Source : Straits Times – 22 Aug 2009
1 SPECULATORS
These are the people who buy property with a view to flipping it to make a quick profit.
They have no intention of actually living in their property. As long as they can make money from the property, its design or layout is of little importance.
Some speculators have even bought units without bothering to step into the showflats, while others have sold homes only hours after buying them.
This is the group you can count on for the queues, blank cheques and recession-defying rise in prices.
They can continue playing the market as long as their actions do not get out of control.
2 SPECU-VESTORS
Coined in recent years, this term refers to those who buy to flip but can afford to hold on to their investment if necessary.
Property consultants use it to differentiate a new group of speculators with financial muscle from those who were active during the boom – or rather bubble – of 1996.
3 INVESTORS
Investors buy property with a long-term view. They intend to either rent it out to earn a regular monthly income, or sell it at the best time for capital appreciation.
Seasoned investors are likely to do their own research and consider more carefully than speculators the attributes of the property.
4 INVESTOR-OCCUPIERS
Such buyers are typically first-time investors. They do not mind staying in their property if they have problems selling or renting it out.
They may be risk-averse or have a marginal interest in investing, but nonetheless want to benefit from any rise in values.
5 OWNER-OCCUPIERS
Perhaps the pickiest of buyers, they are looking for a home to live in.
Timing is less of an issue for this group of buyers, given that their needs come first. They can take forever to find the right property.
During times of uncertainty, when investors prefer to stay on the sidelines, this is a group well-loved by sellers.
They are happy to sell in a rising market, even though they will usually have to buy a replacement property.
6 FOREIGN BUYERS
There are two groups of such buyers.

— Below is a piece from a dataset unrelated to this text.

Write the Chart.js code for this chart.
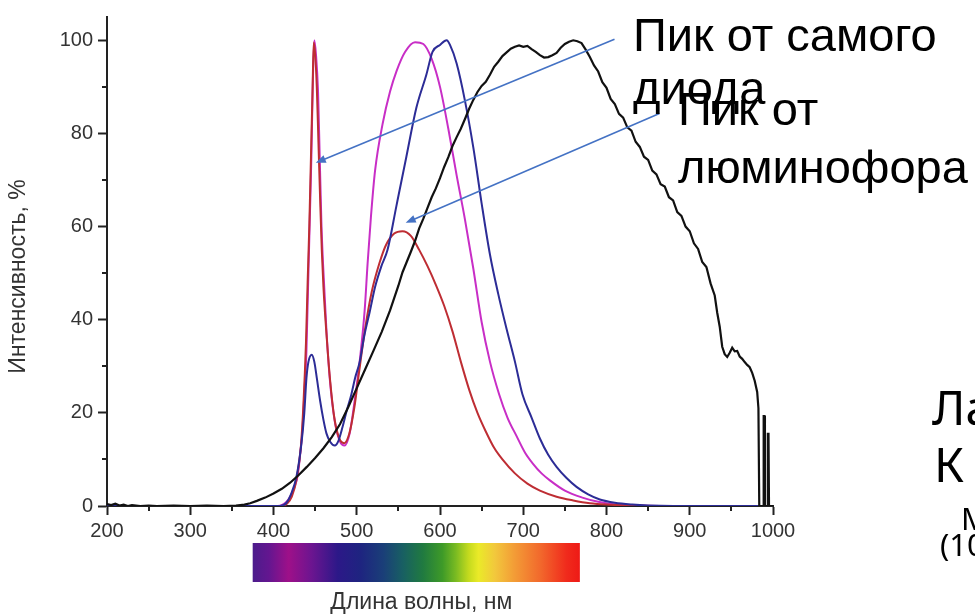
<!DOCTYPE html>
<html>
<head>
<meta charset="utf-8">
<script src="https://cdn.jsdelivr.net/npm/chart.js@4.4.1/dist/chart.umd.min.js"></script>
<style>
  html, body { margin: 0; padding: 0; background: #ffffff; }
  canvas { display: block; }
</style>
</head>
<body>
<canvas id="spectra" width="975" height="614"></canvas>
<script>
// Axis ticks (wavelength, nm / intensity, %)
const xTickValues = [200, 300, 400, 500, 600, 700, 800, 900, 1000];
const xMinorTickValues = [250, 350, 450, 550, 650, 750, 850, 950];
const yTickValues = [0, 20, 40, 60, 80, 100];
const yMinorTickValues = [10, 30, 50, 70, 90];

// Incandescent-like broad spectrum (black)
const blackWl = [200,205,210,215,220,225,230,240,250,260,280,300,320,340,355,365,372,380,390,400,
  410,420,430,440,450,460,470,480,490,500,510,520,530,540,550,555,560,565,570,575,580,585,590,595,
  600,605,610,615,620,625,630,635,640,645,650,655,660,665,670,675,680,685,690,695,700,705,710,715,
  720,725,730,735,740,745,750,755,760,765,770,775,780,785,790,795,800,805,810,815,820,825,830,835,
  840,845,850,855,860,865,870,875,880,885,890,895,900,905,910,915,920,925,930,933,936,939,942,945,
  948,951,954,957,960,963,966,969,972,975,978,981,982.5,983.5,988,988.8,989.8,990.3,993.2,993.8,
  994.6,995.2,1000];
const blackI = [0.4,0.2,0.5,0.1,0.3,0.0,0.2,0,0.1,0,0.1,0,0.1,0,0.1,0.3,0.6,1.1,1.8,2.7,
  3.7,5.0,6.6,8.4,10.3,12.4,14.8,17.6,21.3,25.3,29.3,33.3,37.4,42.0,47.3,50.2,52.4,54.6,56.9,59.6,61.7,64.0,66.3,68.2,
  70.4,72.8,74.9,77.3,79.2,81.0,83.1,85.3,87.2,88.9,90.2,91.1,92.6,94.3,95.4,96.6,97.4,98.2,98.6,98.9,98.6,98.8,98.1,97.5,
  96.8,96.3,96.4,96.8,97.3,98.4,99.2,99.7,100,99.8,99.4,98.0,96.4,94.6,93.3,91.0,89.8,87.4,86.3,84.2,83.4,81.3,80.6,78.2,
  77.1,75.0,74.3,72.0,71.2,69.1,68.6,66.3,65.6,63.1,62.3,60.0,59.0,56.4,55.2,52.4,51.3,47.8,45.2,41.5,38.5,34.2,32.6,32.0,
  32.9,34.0,33.2,33.3,32.1,31.6,30.9,30.3,29.8,28.6,26.9,24.5,21,0,0,19.3,19.3,0,0,15.5,
  15.5,0,0];

// LED spectrum with strong blue peak (blue)
const blueWl = [200,400,408,415.6,421,427.6,433.6,437,439.6,442,446,449,452,456,460,463.6,468,473.6,478,483,
  488,493.6,498,503.6,509,515.6,522,529.6,537,547.6,559.6,571.6,583.6,591,600,608,612,620,630,640,
  650,660,670,680,690,699,710,720,730,740,752,764,778,792,810,831,850,880,1000];
const blueI = [0,0,0,0.7,2.5,6.3,13.5,20,27.5,31,32.5,31,27.5,22.6,18.5,15.6,13.8,13,14,17,
  20.5,24,27.5,31,36.5,41.7,47,51.5,55,64.4,75,85.5,92.6,97.5,99,100,99,95,87,77,
  65,54,45.5,38,31,24,19,14.5,11,8.4,6,4.1,2.5,1.4,0.7,0.3,0.1,0,0];

// LED spectrum, warm phosphor (red)
const redWl = [200,400,410,416,422,428,433,436,439,441,443,445,447,448.3,450,452,454,456,458,460,
  464,468,473,479,485,491,497,503,510,518,527,535,545,555,565,575,585,595,605,615,
  625,635,645,655,665,675,690,705,720,740,760,780,800,830,860,1000];
const redI = [0,0,0,0.5,2,6,13,22,35,48,60,75,90,99.5,97,90,78,66,55,47,
  36,27,19,14.5,13.5,15.5,21,29,38,46,52,56,58.5,59,58,55,51.5,47.5,43,37.5,
  31,25,20,16,12.5,10,7,4.8,3.3,2,1.2,0.6,0.3,0.1,0,0];

// LED spectrum, neutral phosphor (magenta)
const magentaWl = [200,405,411,416,420,425,429,432,435,437,439.5,441.5,443.5,445.5,447,449,451,453.5,455.5,457.5,
  459.5,463.5,467.5,473.5,479.5,485.5,491.5,497.5,503.5,509.5,513,517,522,531,540,548,558,570,580,590,
  600,610,620,630,640,650,660,671,681,692,702,712,722,732,750,771,790,812,840,870,1000];
const magentaI = [0,0,0.3,1,2,4,6.5,11,17,24,33,47,61,75,89,100,97,89,75,61,
  52,38,27.5,18.3,14,13,15.6,22.6,31,42,52,62,72,82,89,93.5,97.5,99.6,99.2,96,
  90,81,71,61.5,51,39.5,31,24,19,15,11.5,9,7,5.5,3.3,1.8,0.9,0.3,0.1,0,0];

const toPoints = (xs, ys) => xs.map((x, i) => ({ x: x, y: ys[i] }));

const ARROW_BLUE = '#4472c4';
const SANS = '"Liberation Sans", Arial, sans-serif';

// Extra drawing: minor ticks, spectrum bar, axis captions, callouts
const decorations = {
  id: 'decorations',
  afterDraw(chart) {
    const ctx = chart.ctx;
    const xs = chart.scales.x, ys = chart.scales.y;
    const area = chart.chartArea;
    ctx.save();

    // minor ticks
    ctx.strokeStyle = '#222';
    ctx.lineWidth = 2;
    ctx.beginPath();
    xMinorTickValues.forEach(v => {
      const px = Math.round(xs.getPixelForValue(v));
      ctx.moveTo(px, area.bottom);
      ctx.lineTo(px, area.bottom + 5);
    });
    yMinorTickValues.forEach(v => {
      const py = Math.round(ys.getPixelForValue(v));
      ctx.moveTo(area.left, py);
      ctx.lineTo(area.left - 5, py);
    });
    ctx.stroke();

    // visible spectrum bar under the wavelength axis
    const barL = xs.getPixelForValue(375), barR = xs.getPixelForValue(768);
    const barT = area.bottom + 37, barB = area.bottom + 76;
    const g = ctx.createLinearGradient(barL, 0, barR, 0);
    [[0.00,'#4c1c8c'],[0.05,'#641690'],[0.11,'#9e1089'],[0.18,'#6c1590'],[0.26,'#2c1888'],
     [0.33,'#1e2480'],[0.40,'#1a3f78'],[0.46,'#186062'],[0.52,'#207a40'],[0.58,'#3e9a28'],
     [0.62,'#78ba22'],[0.66,'#c4da1e'],[0.69,'#eaea28'],[0.74,'#f2c83c'],[0.80,'#f39c36'],
     [0.88,'#f2682c'],[0.96,'#f02a1c'],[1.00,'#ee1a16']].forEach(s => g.addColorStop(s[0], s[1]));
    ctx.fillStyle = g;
    ctx.fillRect(barL, barT, barR - barL, barB - barT);

    // axis captions
    ctx.fillStyle = '#333';
    ctx.font = '23px ' + SANS;
    ctx.textAlign = 'center';
    ctx.textBaseline = 'alphabetic';
    ctx.fillText('Длина волны, нм', (barL + barR) / 2 + 5, 609);
    ctx.save();
    ctx.translate(25, (area.top + area.bottom) / 2 + 15);
    ctx.rotate(-Math.PI / 2);
    ctx.fillText('Интенсивность, %', 0, 0);
    ctx.restore();

    // callout arrows
    const arrow = (x1, y1, x2, y2) => {
      const a = xs.getPixelForValue(x1), b = ys.getPixelForValue(y1);
      const c = xs.getPixelForValue(x2), d = ys.getPixelForValue(y2);
      const ang = Math.atan2(d - b, c - a);
      ctx.strokeStyle = ARROW_BLUE;
      ctx.fillStyle = ARROW_BLUE;
      ctx.lineWidth = 1.6;
      ctx.beginPath();
      ctx.moveTo(a, b);
      ctx.lineTo(c - 6 * Math.cos(ang), d - 6 * Math.sin(ang));
      ctx.stroke();
      ctx.beginPath();
      ctx.moveTo(c, d);
      ctx.lineTo(c - 10 * Math.cos(ang) + 4 * Math.sin(ang), d - 10 * Math.sin(ang) - 4 * Math.cos(ang));
      ctx.lineTo(c - 10 * Math.cos(ang) - 4 * Math.sin(ang), d - 10 * Math.sin(ang) + 4 * Math.cos(ang));
      ctx.closePath();
      ctx.fill();
    };
    arrow(809.6, 100.2, 450.8, 73.7);
    arrow(863.6, 84.3, 558.8, 60.8);

    // callout captions
    ctx.fillStyle = '#000';
    ctx.textAlign = 'left';
    ctx.font = '47px ' + SANS;
    ctx.fillText('Пик от самого', 633, 51);
    ctx.fillText('диода', 633, 104);
    ctx.fillText('Пик от', 678, 125);
    ctx.fillText('люминофора', 678, 183);

    // slide text at the right edge
    ctx.font = '48px "Noto Sans", "Open Sans", sans-serif';
    ctx.fillText('Ла', 932, 425);
    ctx.fillText('К', 934, 482);
    ctx.font = '31px "Noto Sans", "Open Sans", sans-serif';
    ctx.fillText('М', 961, 530);
    ctx.fillText('(10', 940, 556);

    ctx.restore();
  }
};

new Chart(document.getElementById('spectra'), {
  type: 'line',
  data: {
    datasets: [
      { label: 'black', data: toPoints(blackWl, blackI), borderColor: '#111111', borderWidth: 2.2, tension: 0 },
      { label: 'blue', data: toPoints(blueWl, blueI), borderColor: '#2c2c96', borderWidth: 2, cubicInterpolationMode: 'monotone' },
      { label: 'red', data: toPoints(redWl, redI), borderColor: '#be2d33', borderWidth: 2, cubicInterpolationMode: 'monotone' },
      { label: 'magenta', data: toPoints(magentaWl, magentaI), borderColor: '#c82ec6', borderWidth: 2, cubicInterpolationMode: 'monotone' }
    ]
  },
  options: {
    responsive: false,
    animation: false,
    elements: { point: { radius: 0 } },
    layout: { padding: { left: 0, right: 202, top: 12, bottom: 0 } },
    plugins: { legend: { display: false }, tooltip: { enabled: false } },
    scales: {
      x: {
        type: 'linear',
        min: 200, max: 1000,
        afterFit: s => { s.height = 108; },
        afterBuildTicks: s => { s.ticks = xTickValues.map(v => ({ value: v })); },
        border: { display: true, color: '#222', width: 2 },
        grid: { drawOnChartArea: false, drawTicks: true, tickLength: 9, tickWidth: 2, tickColor: '#222' },
        ticks: { color: '#333', font: { family: SANS, size: 20 }, padding: 4, maxRotation: 0, autoSkip: false,
                 callback: v => String(v) }
      },
      y: {
        type: 'linear',
        min: 0, max: 105,
        afterFit: s => { s.width = 107; },
        afterBuildTicks: s => { s.ticks = yTickValues.map(v => ({ value: v })); },
        border: { display: true, color: '#222', width: 2 },
        grid: { drawOnChartArea: false, drawTicks: true, tickLength: 9, tickWidth: 2, tickColor: '#222' },
        ticks: { color: '#333', font: { family: SANS, size: 20 }, padding: 5, autoSkip: false,
                 callback: v => String(v) }
      }
    }
  },
  plugins: [decorations]
});
</script>
</body>
</html>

One is made up largely of buyers from Malaysia and Indonesia who have long bought into the Singapore market.
They usually have family, friends or businesses here.
The other is made up largely of high-spending foreigners who were only recently attracted to Singapore because of its growth.
Although there is not much evidence at the present time, the second group of foreigners buys a property here for investment purposes, to speculate or as a second or third home.
These foreigners bought up a lot of the ultra-posh homes during the 2007 boom and were responsible for the previous high-end boom.
Obviously, property developers – particularly those with swanky projects in the pipeline – can’t wait to welcome them back to Singapore.
7 PROPERTY AGENTS
There are as many as 30,000 agents in Singapore today. Although their job is to serve the types of buyers mentioned above, some of them cannot resist a good buy when they see one.
‘It is not surprising that some agents invest as the agents are in the position to sniff out the best buys,’ says ERA Asia-Pacific associate director Eugene Lim.
They get the first bite of the cherry at new launches – although not necessarily at a better price.